Information
Jul 18, 2023
Challenging Radiology Diagnostic Quizzes with ChatGPT: Verification of Diagnostic Accuracy Using GPT-4
We revealed that ChatGPT powered by the large language model GPT-4 demonstrated approximately 54% accuracy when verifying diagnostic precision on "Diagnosis Please" quizzes.
Paper
Diagnostic Performance of ChatGPT from Patient History and Imaging Findings on the Diagnosis Please Quizzes
Radiology
https://doi.org/10.1148/radiol.231040
Author's Comments
Shortly after GPT-4 was introduced to ChatGPT, we were impressed by the technology and decided to complete this research quickly. While validations using large language models in the medical field have increased recently, compiling this paper during what could be considered the early stages was an exciting experience. Additionally, we exchanged numerous communications with Radiology's editorial committee. Initially submitted as an original paper, we ultimately agreed to convert it to a short article, which I believe was possible because they responded positively, saying they "felt your passion" during our exchanges. In particular, the persistent discussions with the editorial committee during the submission process strengthened our commitment to our research.
Paper Overview
This paper investigates how accurately GPT-4-based ChatGPT can derive final diagnoses for "Diagnosis Please" quizzes regularly published in Radiology. Patient history and medical imaging findings, which are important information sources in clinical practice, were provided incrementally for diagnosis. Since ChatGPT itself cannot directly interpret images, we presented findings extracted from the papers as text, and two radiologists evaluated the results. Among 313 cases, the accuracy rate was 22% when diagnosis was based solely on patient history, but improved to 57% when imaging findings were added, and reached 61% when both were combined.

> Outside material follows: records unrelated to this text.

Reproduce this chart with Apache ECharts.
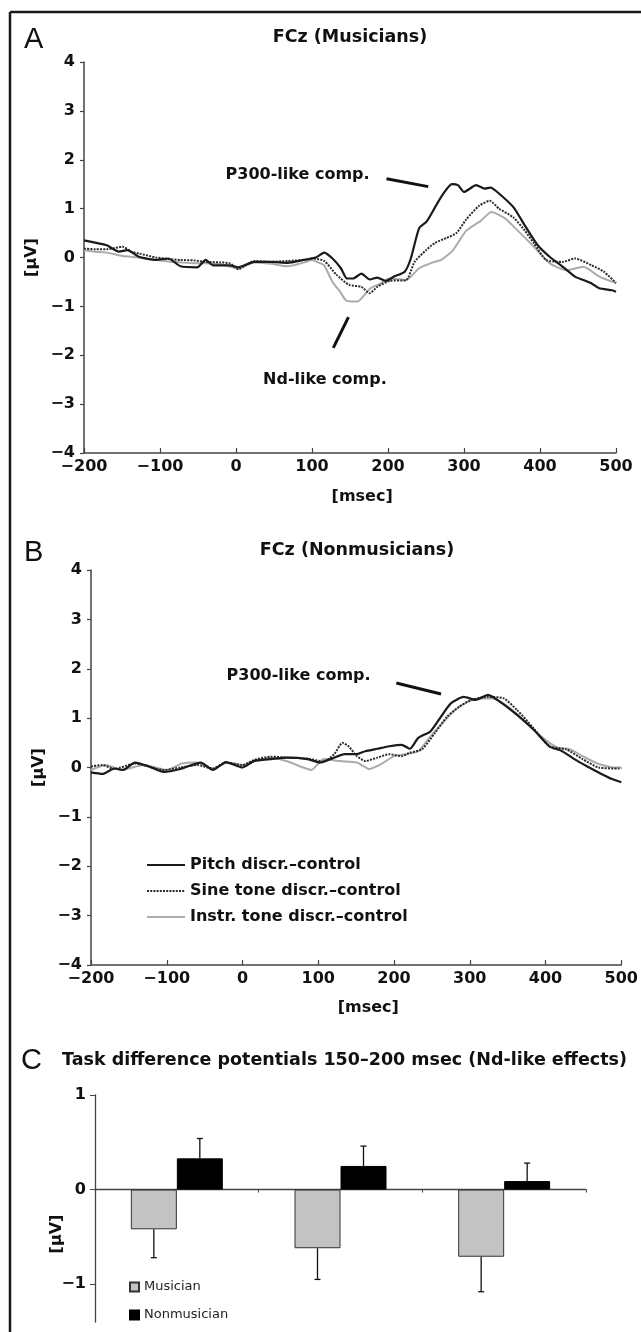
<!DOCTYPE html>
<html><head><meta charset="utf-8">
<script src="https://cdn.jsdelivr.net/npm/echarts@6/dist/echarts.min.js"></script>
<style>html,body{margin:0;padding:0;background:#fff}#c{width:641px;height:1332px}</style>
</head><body><div id="c"></div>
<script>
// ---------- DATA ----------
const seriesNames = ['Pitch discr.\u2013control', 'Sine tone discr.\u2013control', 'Instr. tone discr.\u2013control'];
const timeTicks = [-200, -100, 0, 100, 200, 300, 400, 500];
const voltTicks = [-4, -3, -2, -1, 0, 1, 2, 3, 4];

// Panel A (Musicians), [msec, µV]
const pitchA = [[-200,0.35],[-181,0.29],[-170,0.25],[-154,0.12],[-143,0.15],[-127,0.01],[-105,-0.05],[-89,-0.02],[-73,-0.18],[-51,-0.2],[-40,-0.05],[-30,-0.16],[-8,-0.16],[3,-0.2],[24,-0.09],[46,-0.09],[68,-0.11],[89,-0.05],[105,0],[116,0.1],[127,-0.02],[138,-0.22],[146,-0.43],[154,-0.43],[165,-0.33],[176,-0.45],[186,-0.41],[197,-0.48],[208,-0.39],[222,-0.29],[230,-0.02],[241,0.6],[251,0.74],[262,1.03],[273,1.31],[284,1.5],[292,1.48],[300,1.34],[316,1.48],[327,1.41],[335,1.43],[346,1.31],[365,1.03],[381,0.63],[397,0.25],[413,0.01],[430,-0.19],[446,-0.39],[457,-0.46],[468,-0.53],[478,-0.63],[495,-0.67],[500,-0.7]];
const sineA = [[-200,0.18],[-185,0.17],[-170,0.17],[-149,0.22],[-138,0.12],[-127,0.08],[-105,0],[-89,-0.03],[-73,-0.05],[-55,-0.06],[-40,-0.09],[-20,-0.1],[-8,-0.12],[3,-0.24],[14,-0.15],[24,-0.07],[46,-0.09],[68,-0.07],[90,-0.05],[100,-0.02],[116,-0.07],[132,-0.35],[149,-0.56],[165,-0.6],[176,-0.73],[186,-0.6],[202,-0.48],[224,-0.46],[235,-0.09],[250,0.15],[262,0.3],[277,0.4],[290,0.5],[303,0.78],[320,1.06],[334,1.16],[346,1.0],[365,0.82],[380,0.55],[392,0.29],[408,-0.05],[430,-0.09],[446,-0.02],[468,-0.16],[484,-0.29],[500,-0.52]];
const instrA = [[-200,0.15],[-185,0.12],[-170,0.1],[-149,0.03],[-127,0],[-105,-0.05],[-89,-0.08],[-73,-0.1],[-55,-0.12],[-40,-0.12],[-20,-0.14],[3,-0.22],[24,-0.1],[46,-0.13],[68,-0.18],[90,-0.1],[100,-0.05],[108,-0.1],[116,-0.16],[127,-0.5],[137,-0.7],[145,-0.88],[160,-0.9],[176,-0.64],[188,-0.55],[202,-0.43],[224,-0.46],[241,-0.22],[259,-0.1],[270,-0.05],[285,0.14],[303,0.55],[322,0.75],[336,0.93],[354,0.8],[370,0.56],[392,0.22],[413,-0.12],[435,-0.26],[457,-0.19],[478,-0.39],[500,-0.52]];

// Panel B (Nonmusicians)
const pitchB = [[-200,-0.1],[-185,-0.13],[-169,-0.02],[-158,-0.05],[-142,0.1],[-125,0.03],[-104,-0.09],[-82,-0.03],[-55,0.1],[-39,-0.05],[-22,0.11],[0,0],[15,0.13],[37,0.17],[59,0.2],[86,0.17],[102,0.1],[118,0.18],[135,0.27],[151,0.27],[162,0.33],[178,0.38],[194,0.43],[210,0.46],[221,0.38],[232,0.6],[248,0.73],[262,1.03],[275,1.3],[292,1.43],[308,1.37],[324,1.47],[340,1.33],[362,1.07],[384,0.77],[405,0.43],[422,0.33],[438,0.17],[454,0.03],[470,-0.1],[487,-0.23],[500,-0.3]];
const sineB = [[-200,0.02],[-185,0.05],[-169,-0.03],[-142,0.08],[-104,-0.05],[-82,0],[-60,0.05],[-39,-0.02],[-22,0.1],[0,0.05],[15,0.15],[37,0.22],[59,0.2],[86,0.18],[107,0.12],[121,0.27],[132,0.5],[140,0.43],[151,0.23],[162,0.13],[178,0.2],[194,0.27],[210,0.23],[221,0.3],[237,0.37],[254,0.7],[270,1.03],[286,1.23],[302,1.37],[324,1.43],[345,1.4],[362,1.17],[384,0.8],[405,0.43],[427,0.37],[449,0.17],[470,0],[497,-0.02],[500,-0.02]];
const instrB = [[-200,-0.05],[-180,0.05],[-160,-0.05],[-130,0.05],[-100,-0.05],[-80,0.08],[-60,0.1],[-40,-0.02],[-20,0.1],[0,0.05],[20,0.15],[40,0.2],[60,0.12],[80,0],[91,-0.05],[107,0.17],[129,0.13],[151,0.1],[167,-0.03],[183,0.07],[200,0.23],[216,0.27],[232,0.33],[248,0.63],[264,0.9],[281,1.17],[297,1.33],[313,1.4],[330,1.4],[351,1.23],[373,0.93],[394,0.63],[416,0.4],[432,0.37],[449,0.23],[470,0.07],[492,0],[500,0]];

// Panel C (bars)
const categories = ['1', '2', '3'];
const barNames = ['Musician', 'Nonmusician'];
const musician = [-0.42, -0.62, -0.71];
const musicianErr = [0.30, 0.33, 0.37];
const nonmusician = [0.33, 0.25, 0.09];
const nonmusicianErr = [0.21, 0.21, 0.19];
const barTicks = [-1, 0, 1];

// Annotations (data coordinates)
const annotations = [
  {grid: 0, text: 'P300-like comp.', at: [81, 1.70], line: [[198, 1.61], [253, 1.45]]},
  {grid: 0, text: 'Nd-like comp.', at: [117, -2.5], line: [[148, -1.22], [128, -1.85]]},
  {grid: 1, text: 'P300-like comp.', at: [74, 1.85], line: [[203, 1.71], [262, 1.49]]}
];

// ---------- STYLE ----------
const FONT = '"DejaVu Sans", "Liberation Sans", sans-serif';
const AX = '#444';
const BAR_W = 46;
const fmt = v => (v < 0 ? '\u2212' + Math.abs(v) : String(v));

function timeAxis(gi) {
  return {
    type: 'value', gridIndex: gi, min: -200, max: 500, interval: 100,
    axisLine: {show: true, onZero: false, lineStyle: {color: AX, width: 1.5}},
    axisTick: {show: true, inside: true, length: 5, lineStyle: {color: AX, width: 1.2}},
    axisLabel: {color: '#111', fontWeight: 'bold', fontSize: 16, fontFamily: FONT, margin: 6, formatter: fmt},
    splitLine: {show: false}
  };
}
function voltAxis(gi, gap) {
  return {
    type: 'value', gridIndex: gi, min: -4, max: 4, interval: 1,
    name: '[\u03bcV]', nameLocation: 'middle', nameRotate: 90, nameGap: gap,
    nameTextStyle: {color: '#111', fontWeight: 'bold', fontSize: 16, fontFamily: FONT},
    axisLine: {show: true, onZero: false, lineStyle: {color: AX, width: 1.5}},
    axisTick: {show: true, inside: false, length: 4, lineStyle: {color: AX, width: 1.2}},
    axisLabel: {color: '#111', fontWeight: 'bold', fontSize: 16, fontFamily: FONT, margin: 9, formatter: fmt},
    splitLine: {show: false}
  };
}
const lineStyles = [
  {color: '#1a1a1a', width: 2.2, type: 'solid'},
  {color: '#2b2b2b', width: 2, type: [2, 1.2]},
  {color: '#ababab', width: 2, type: 'solid'}
];
function lineSeries(name, data, gi, k) {
  return {
    name, type: 'line', xAxisIndex: gi, yAxisIndex: gi, data,
    symbol: 'none', smooth: 0.2, lineStyle: lineStyles[k], itemStyle: {color: lineStyles[k].color},
    z: 10 - k, animation: false
  };
}
function errSeries(vals, errs, dir, off) {
  return {
    type: 'custom', xAxisIndex: 2, yAxisIndex: 2, z: 5, animation: false,
    data: categories.map((c, i) => [i, vals[i], vals[i] + dir * errs[i]]),
    renderItem: (params, api) => {
      const a = api.coord([api.value(0), api.value(1)]);
      const b = api.coord([api.value(0), api.value(2)]);
      const x = a[0] + off;
      return {type: 'group', children: [
        {type: 'line', shape: {x1: x, y1: a[1], x2: x, y2: b[1]}, style: {stroke: '#111', lineWidth: 1.3}},
        {type: 'line', shape: {x1: x - 3, y1: b[1], x2: x + 3, y2: b[1]}, style: {stroke: '#111', lineWidth: 1.3}}
      ]};
    }
  };
}

const option = {
  backgroundColor: '#fff',
  animation: false,
  grid: [
    {left: 84, top: 62, width: 532, height: 391},
    {left: 91, top: 570, width: 532, height: 395},
    {left: 95, top: 1095, width: 491, height: 227}
  ],
  xAxis: [
    timeAxis(0), timeAxis(1),
    {type: 'category', gridIndex: 2, data: categories,
     axisLine: {show: true, onZero: true, lineStyle: {color: AX, width: 1.3}},
     axisTick: {show: true, length: 3, lineStyle: {color: AX}},
     axisLabel: {show: false}, splitLine: {show: false}}
  ],
  yAxis: [
    voltAxis(0, 33), voltAxis(1, 36),
    {type: 'value', gridIndex: 2, min: -1.4, max: 1,
     axisLine: {show: true, onZero: false, lineStyle: {color: AX, width: 1.3}},
     axisTick: {show: true, length: 5, customValues: barTicks, lineStyle: {color: AX}},
     axisLabel: {color: '#111', fontWeight: 'bold', fontSize: 16, fontFamily: FONT, margin: 9, customValues: barTicks, formatter: fmt},
     splitLine: {show: false}}
  ],
  legend: [
    {data: seriesNames, orient: 'vertical', left: 146, top: 856, itemWidth: 38, itemHeight: 12, itemGap: 8,
     selectedMode: false, padding: 0, itemStyle: {opacity: 0},
     textStyle: {color: '#111', fontWeight: 'bold', fontSize: 16, fontFamily: FONT, lineHeight: 18}},
    {data: barNames, orient: 'vertical', left: 129, top: 1279, itemWidth: 9, itemHeight: 9, itemGap: 12,
     selectedMode: false, padding: 0, icon: 'rect',
     textStyle: {color: '#222', fontSize: 13, fontFamily: FONT, lineHeight: 16}}
  ],
  series: [
    lineSeries(seriesNames[2], instrA, 0, 2),
    lineSeries(seriesNames[1], sineA, 0, 1),
    lineSeries(seriesNames[0], pitchA, 0, 0),
    lineSeries(seriesNames[2], instrB, 1, 2),
    lineSeries(seriesNames[1], sineB, 1, 1),
    lineSeries(seriesNames[0], pitchB, 1, 0),
    {name: barNames[0], type: 'bar', xAxisIndex: 2, yAxisIndex: 2, data: musician, barWidth: BAR_W, barGap: '0%',
     itemStyle: {color: '#c3c3c3', borderColor: '#333', borderWidth: 1}},
    {name: barNames[1], type: 'bar', xAxisIndex: 2, yAxisIndex: 2, data: nonmusician, barWidth: BAR_W, barGap: '0%',
     itemStyle: {color: '#000', borderColor: '#000', borderWidth: 1}},
    errSeries(musician, musicianErr, -1, -BAR_W / 2),
    errSeries(nonmusician, nonmusicianErr, 1, BAR_W / 2)
  ]
};

const chart = echarts.init(document.getElementById('c'), null, {renderer: 'canvas'});
chart.setOption(option);

function txt(x, y, text, font, align) {
  return {type: 'text', x, y, z: 100,
    style: {text, font, fill: '#111', align: align || 'center', verticalAlign: 'middle'}};
}
const BOLD = 'bold 16px ' + FONT;
const TITLE = 'bold 17.5px ' + FONT;
const LETTER = 'normal 29px "Liberation Sans", sans-serif';
const g = [
  {type: 'line', shape: {x1: 10, y1: 12, x2: 641, y2: 12}, style: {stroke: '#1a1a1a', lineWidth: 2.5}},
  {type: 'line', shape: {x1: 10, y1: 12, x2: 10, y2: 1332}, style: {stroke: '#1a1a1a', lineWidth: 2.5}},
  txt(24, 40, 'A', LETTER, 'left'),
  txt(24, 553, 'B', LETTER, 'left'),
  txt(21, 1061, 'C', LETTER, 'left'),
  txt(350, 37, 'FCz (Musicians)', TITLE),
  txt(357, 550, 'FCz (Nonmusicians)', TITLE),
  txt(62, 1060, 'Task difference potentials 150\u2013200 msec (Nd-like effects)', TITLE, 'left')
];
const ms0 = chart.convertToPixel({gridIndex: 0}, [166, -4]);
const ms1 = chart.convertToPixel({gridIndex: 1}, [166, -4]);
g.push(txt(ms0[0], ms0[1] + 44, '[msec]', BOLD));
g.push(txt(ms1[0], ms1[1] + 43, '[msec]', BOLD));
const uv = chart.convertToPixel({gridIndex: 2}, [0, -0.47]);
g.push({type: 'text', x: 57, y: uv[1], rotation: Math.PI / 2, z: 100,
  style: {text: '[\u03bcV]', font: BOLD, fill: '#111', align: 'center', verticalAlign: 'middle'}});
annotations.forEach(a => {
  const p = chart.convertToPixel({gridIndex: a.grid}, a.at);
  const l0 = chart.convertToPixel({gridIndex: a.grid}, a.line[0]);
  const l1 = chart.convertToPixel({gridIndex: a.grid}, a.line[1]);
  g.push(txt(p[0], p[1], a.text, BOLD));
  g.push({type: 'line', z: 100, shape: {x1: l0[0], y1: l0[1], x2: l1[0], y2: l1[1]}, style: {stroke: '#111', lineWidth: 3}});
});
chart.setOption({graphic: g});
</script>
</body></html>
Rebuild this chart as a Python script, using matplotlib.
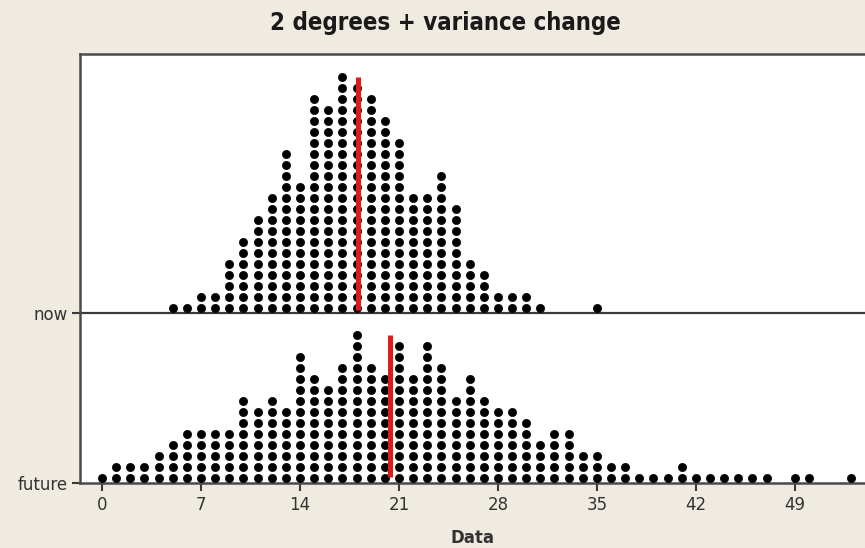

For the task of determining a single definitive diagnosis, an overall accuracy rate of 54% was demonstrated.
Paper Details
This study examined 313 cases published from 1998 to 2023, having ChatGPT provide differential diagnoses at three stages for each quiz: based on "patient history," "presented imaging findings," and "combined information." Subsequently, ChatGPT was asked to select a final diagnosis, which was then evaluated for agreement with the correct answer published in Radiology. Although the analysis revealed no statistically significant differences between time periods, considering the possibility that cases from before September 2021 might have been included in the training data, this represents more solid performance than anticipated. Notable differences appeared across clinical domains, with cardiovascular cases showing a high accuracy of 79%, while musculoskeletal cases remained at 42%. When specialists evaluated the appropriateness of differential diagnoses provided by ChatGPT on a 5-point scale, the median reached 5.0, indicating generally satisfactory results. However, this quiz format has more constraints compared to actual clinical environments, and ChatGPT also has the weakness of being unable to directly reference images. Nevertheless, amid concerns about radiologist shortages, demonstrating the potential for such AI-based immediate decision support is meaningful. Ultimately, we confirmed ChatGPT's moderate reliability, though it's not uniformly effective across all clinical domains, and we recognize the need for further validation in the future.